• [Task prompt]: Retype every line from the start of the data down to and including the line with "const yDomain = [35.41, 60.65]". Skip the pictures.

• [Dataset excerpt]:
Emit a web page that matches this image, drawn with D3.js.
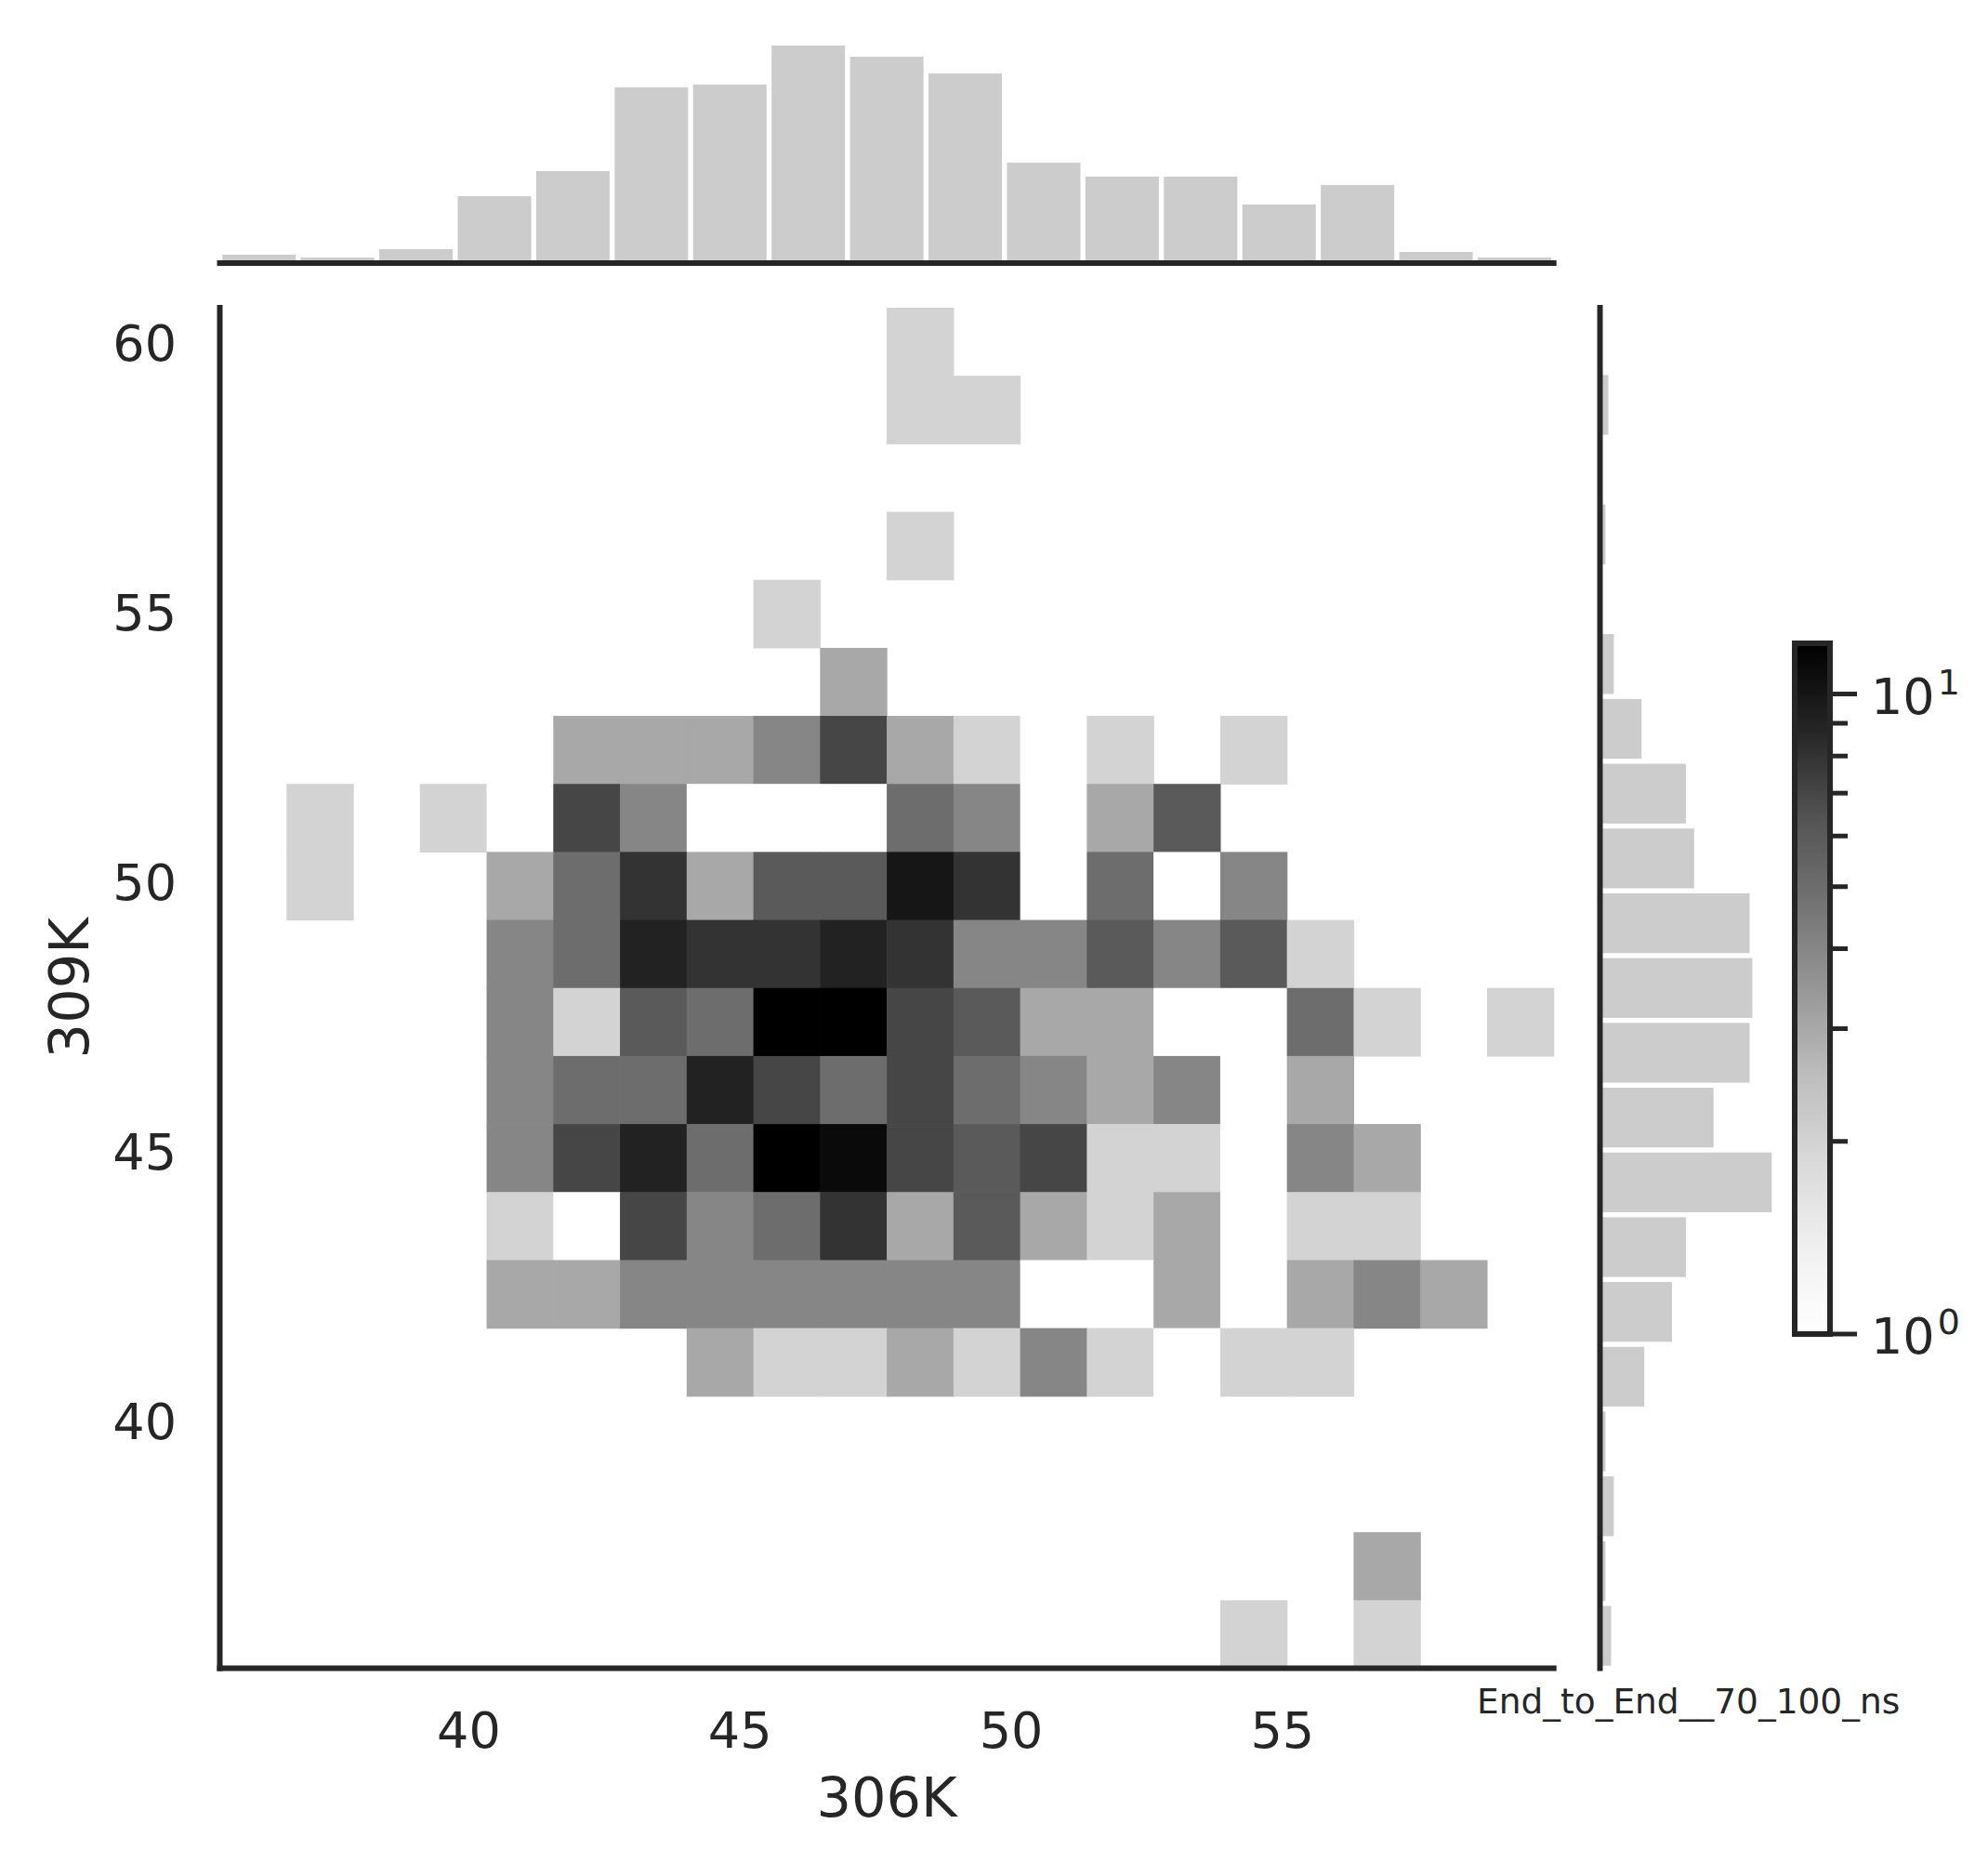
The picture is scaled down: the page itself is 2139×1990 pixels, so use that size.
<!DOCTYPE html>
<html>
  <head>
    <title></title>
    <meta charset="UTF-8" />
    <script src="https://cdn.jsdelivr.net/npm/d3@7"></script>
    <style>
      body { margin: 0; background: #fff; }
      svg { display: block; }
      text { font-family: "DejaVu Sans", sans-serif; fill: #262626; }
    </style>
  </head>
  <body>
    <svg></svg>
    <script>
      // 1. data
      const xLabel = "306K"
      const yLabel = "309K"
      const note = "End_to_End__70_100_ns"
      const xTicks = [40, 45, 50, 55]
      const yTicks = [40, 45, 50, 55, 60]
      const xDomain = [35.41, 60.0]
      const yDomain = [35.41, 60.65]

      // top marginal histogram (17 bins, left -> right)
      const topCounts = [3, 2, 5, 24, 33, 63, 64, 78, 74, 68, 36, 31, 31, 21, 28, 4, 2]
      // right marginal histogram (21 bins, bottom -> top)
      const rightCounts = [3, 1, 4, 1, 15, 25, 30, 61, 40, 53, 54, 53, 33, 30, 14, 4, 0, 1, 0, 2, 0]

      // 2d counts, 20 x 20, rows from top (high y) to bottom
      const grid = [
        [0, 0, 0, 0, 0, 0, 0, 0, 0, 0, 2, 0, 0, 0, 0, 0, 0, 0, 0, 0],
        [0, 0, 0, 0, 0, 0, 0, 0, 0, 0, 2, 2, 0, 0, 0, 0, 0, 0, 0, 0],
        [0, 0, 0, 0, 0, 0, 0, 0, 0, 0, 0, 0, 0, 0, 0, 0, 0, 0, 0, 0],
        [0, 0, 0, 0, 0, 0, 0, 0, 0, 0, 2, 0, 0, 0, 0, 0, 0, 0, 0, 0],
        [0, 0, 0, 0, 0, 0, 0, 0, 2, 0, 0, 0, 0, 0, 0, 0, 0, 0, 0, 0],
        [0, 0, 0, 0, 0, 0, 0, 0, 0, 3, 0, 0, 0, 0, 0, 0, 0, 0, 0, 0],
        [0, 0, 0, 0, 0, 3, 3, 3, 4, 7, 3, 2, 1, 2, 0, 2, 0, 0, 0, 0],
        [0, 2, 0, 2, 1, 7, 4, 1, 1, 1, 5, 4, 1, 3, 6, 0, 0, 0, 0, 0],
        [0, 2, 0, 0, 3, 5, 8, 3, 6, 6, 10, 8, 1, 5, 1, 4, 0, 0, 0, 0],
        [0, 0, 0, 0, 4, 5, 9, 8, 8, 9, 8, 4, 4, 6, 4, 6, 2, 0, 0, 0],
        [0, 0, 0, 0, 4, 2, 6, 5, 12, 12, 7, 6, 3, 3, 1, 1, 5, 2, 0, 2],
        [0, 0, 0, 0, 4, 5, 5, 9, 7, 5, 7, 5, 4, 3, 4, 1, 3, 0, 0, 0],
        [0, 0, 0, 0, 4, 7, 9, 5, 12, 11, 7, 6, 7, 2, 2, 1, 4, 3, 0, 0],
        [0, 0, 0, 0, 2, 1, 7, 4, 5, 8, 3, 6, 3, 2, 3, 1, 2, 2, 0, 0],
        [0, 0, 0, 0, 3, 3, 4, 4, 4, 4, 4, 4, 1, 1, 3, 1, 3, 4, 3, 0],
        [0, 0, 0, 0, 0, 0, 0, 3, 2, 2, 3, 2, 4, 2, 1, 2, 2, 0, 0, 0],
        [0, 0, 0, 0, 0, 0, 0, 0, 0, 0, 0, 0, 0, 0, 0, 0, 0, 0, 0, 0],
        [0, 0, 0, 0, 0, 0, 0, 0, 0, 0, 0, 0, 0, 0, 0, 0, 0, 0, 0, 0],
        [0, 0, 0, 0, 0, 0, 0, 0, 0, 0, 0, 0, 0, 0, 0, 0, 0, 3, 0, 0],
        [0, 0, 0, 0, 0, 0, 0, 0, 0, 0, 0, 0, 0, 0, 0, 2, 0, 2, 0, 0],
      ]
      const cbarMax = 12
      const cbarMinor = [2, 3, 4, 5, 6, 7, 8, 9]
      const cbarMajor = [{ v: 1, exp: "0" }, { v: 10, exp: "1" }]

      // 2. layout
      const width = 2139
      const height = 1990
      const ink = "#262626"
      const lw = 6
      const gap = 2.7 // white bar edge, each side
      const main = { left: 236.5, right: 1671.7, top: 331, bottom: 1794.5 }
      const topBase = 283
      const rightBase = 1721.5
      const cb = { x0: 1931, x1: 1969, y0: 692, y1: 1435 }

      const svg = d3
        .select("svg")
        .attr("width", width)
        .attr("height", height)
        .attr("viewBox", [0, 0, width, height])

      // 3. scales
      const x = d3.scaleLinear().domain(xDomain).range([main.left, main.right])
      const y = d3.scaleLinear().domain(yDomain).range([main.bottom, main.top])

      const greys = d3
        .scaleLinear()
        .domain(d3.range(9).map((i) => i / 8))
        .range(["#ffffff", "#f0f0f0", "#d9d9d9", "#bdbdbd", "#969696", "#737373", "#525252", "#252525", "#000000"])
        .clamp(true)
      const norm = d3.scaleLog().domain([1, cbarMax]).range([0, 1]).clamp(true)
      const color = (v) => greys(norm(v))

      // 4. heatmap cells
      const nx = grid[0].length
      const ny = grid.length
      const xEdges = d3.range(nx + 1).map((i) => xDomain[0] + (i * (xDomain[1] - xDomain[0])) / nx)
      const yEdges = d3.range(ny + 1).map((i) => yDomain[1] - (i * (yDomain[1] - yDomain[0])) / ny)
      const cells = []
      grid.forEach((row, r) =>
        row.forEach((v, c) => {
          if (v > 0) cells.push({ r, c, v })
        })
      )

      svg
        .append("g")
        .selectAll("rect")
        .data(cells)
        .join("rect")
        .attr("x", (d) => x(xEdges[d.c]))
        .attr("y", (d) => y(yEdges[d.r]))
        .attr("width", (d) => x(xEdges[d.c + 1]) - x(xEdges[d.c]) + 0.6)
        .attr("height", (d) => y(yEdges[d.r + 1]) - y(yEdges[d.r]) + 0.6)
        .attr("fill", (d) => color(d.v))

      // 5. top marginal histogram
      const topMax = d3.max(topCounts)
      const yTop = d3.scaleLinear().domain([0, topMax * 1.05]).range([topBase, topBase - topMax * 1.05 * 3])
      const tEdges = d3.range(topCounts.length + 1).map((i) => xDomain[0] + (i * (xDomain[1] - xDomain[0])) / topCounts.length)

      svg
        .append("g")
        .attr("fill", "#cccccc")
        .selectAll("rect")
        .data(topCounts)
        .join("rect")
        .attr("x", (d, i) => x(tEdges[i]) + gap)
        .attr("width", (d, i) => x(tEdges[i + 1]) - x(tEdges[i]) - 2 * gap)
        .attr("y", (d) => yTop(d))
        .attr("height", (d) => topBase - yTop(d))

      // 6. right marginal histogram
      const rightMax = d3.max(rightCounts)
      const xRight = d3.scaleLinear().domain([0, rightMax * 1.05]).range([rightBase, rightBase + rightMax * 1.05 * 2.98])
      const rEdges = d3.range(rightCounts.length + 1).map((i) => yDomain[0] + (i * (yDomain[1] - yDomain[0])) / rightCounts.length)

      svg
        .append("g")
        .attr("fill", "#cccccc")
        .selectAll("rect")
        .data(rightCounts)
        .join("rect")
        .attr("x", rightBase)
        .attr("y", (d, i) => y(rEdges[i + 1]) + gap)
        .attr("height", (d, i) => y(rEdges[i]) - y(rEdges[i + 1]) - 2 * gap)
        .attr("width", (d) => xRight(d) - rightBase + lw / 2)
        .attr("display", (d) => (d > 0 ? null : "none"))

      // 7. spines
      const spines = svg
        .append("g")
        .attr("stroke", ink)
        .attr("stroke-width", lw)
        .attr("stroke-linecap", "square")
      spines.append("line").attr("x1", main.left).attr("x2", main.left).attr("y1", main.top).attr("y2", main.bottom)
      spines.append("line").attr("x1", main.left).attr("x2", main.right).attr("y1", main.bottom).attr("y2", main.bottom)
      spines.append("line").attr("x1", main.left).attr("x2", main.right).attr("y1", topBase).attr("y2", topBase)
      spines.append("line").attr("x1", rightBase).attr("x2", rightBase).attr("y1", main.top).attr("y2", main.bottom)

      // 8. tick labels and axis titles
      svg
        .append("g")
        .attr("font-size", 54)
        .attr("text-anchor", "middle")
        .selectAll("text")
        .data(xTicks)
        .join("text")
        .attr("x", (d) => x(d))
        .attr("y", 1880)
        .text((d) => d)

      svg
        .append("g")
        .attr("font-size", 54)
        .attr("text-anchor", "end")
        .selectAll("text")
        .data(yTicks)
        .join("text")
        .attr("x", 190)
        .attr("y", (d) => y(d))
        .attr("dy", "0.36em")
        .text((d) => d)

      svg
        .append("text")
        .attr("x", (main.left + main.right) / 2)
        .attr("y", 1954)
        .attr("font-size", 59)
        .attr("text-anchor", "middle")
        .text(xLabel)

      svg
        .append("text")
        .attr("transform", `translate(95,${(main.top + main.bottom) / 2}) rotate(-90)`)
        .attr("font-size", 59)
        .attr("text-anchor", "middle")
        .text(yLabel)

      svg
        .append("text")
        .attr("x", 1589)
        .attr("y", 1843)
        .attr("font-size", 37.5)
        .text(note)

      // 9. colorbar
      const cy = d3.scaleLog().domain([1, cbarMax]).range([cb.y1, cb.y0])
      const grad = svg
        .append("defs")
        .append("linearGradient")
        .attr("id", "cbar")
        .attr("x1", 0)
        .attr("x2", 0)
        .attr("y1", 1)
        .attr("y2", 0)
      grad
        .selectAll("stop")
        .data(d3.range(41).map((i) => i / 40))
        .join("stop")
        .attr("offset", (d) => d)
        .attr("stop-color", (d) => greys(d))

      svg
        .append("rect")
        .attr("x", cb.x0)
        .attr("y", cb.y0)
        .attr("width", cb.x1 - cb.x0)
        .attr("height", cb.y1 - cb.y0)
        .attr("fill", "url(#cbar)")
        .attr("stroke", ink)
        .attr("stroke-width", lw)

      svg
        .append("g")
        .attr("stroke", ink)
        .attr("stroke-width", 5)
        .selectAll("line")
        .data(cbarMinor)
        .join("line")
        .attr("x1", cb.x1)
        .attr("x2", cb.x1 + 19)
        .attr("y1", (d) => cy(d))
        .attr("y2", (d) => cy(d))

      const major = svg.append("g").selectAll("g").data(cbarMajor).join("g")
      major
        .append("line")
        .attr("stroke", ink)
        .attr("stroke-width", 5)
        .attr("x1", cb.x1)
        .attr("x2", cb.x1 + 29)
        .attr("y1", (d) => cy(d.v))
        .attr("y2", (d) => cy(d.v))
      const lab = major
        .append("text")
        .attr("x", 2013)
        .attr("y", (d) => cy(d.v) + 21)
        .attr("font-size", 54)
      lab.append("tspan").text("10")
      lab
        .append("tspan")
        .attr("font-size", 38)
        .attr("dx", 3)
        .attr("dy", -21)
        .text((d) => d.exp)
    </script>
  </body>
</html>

• [Result of this task]:
Emit a web page that matches this image, drawn with D3.js.
The picture is scaled down: the page itself is 2139×1990 pixels, so use that size.
<!DOCTYPE html>
<html>
  <head>
    <title></title>
    <meta charset="UTF-8" />
    <script src="https://cdn.jsdelivr.net/npm/d3@7"></script>
    <style>
      body { margin: 0; background: #fff; }
      svg { display: block; }
      text { font-family: "DejaVu Sans", sans-serif; fill: #262626; }
    </style>
  </head>
  <body>
    <svg></svg>
    <script>
      // 1. data
      const xLabel = "306K"
      const yLabel = "309K"
      const note = "End_to_End__70_100_ns"
      const xTicks = [40, 45, 50, 55]
      const yTicks = [40, 45, 50, 55, 60]
      const xDomain = [35.41, 60.0]
      const yDomain = [35.41, 60.65]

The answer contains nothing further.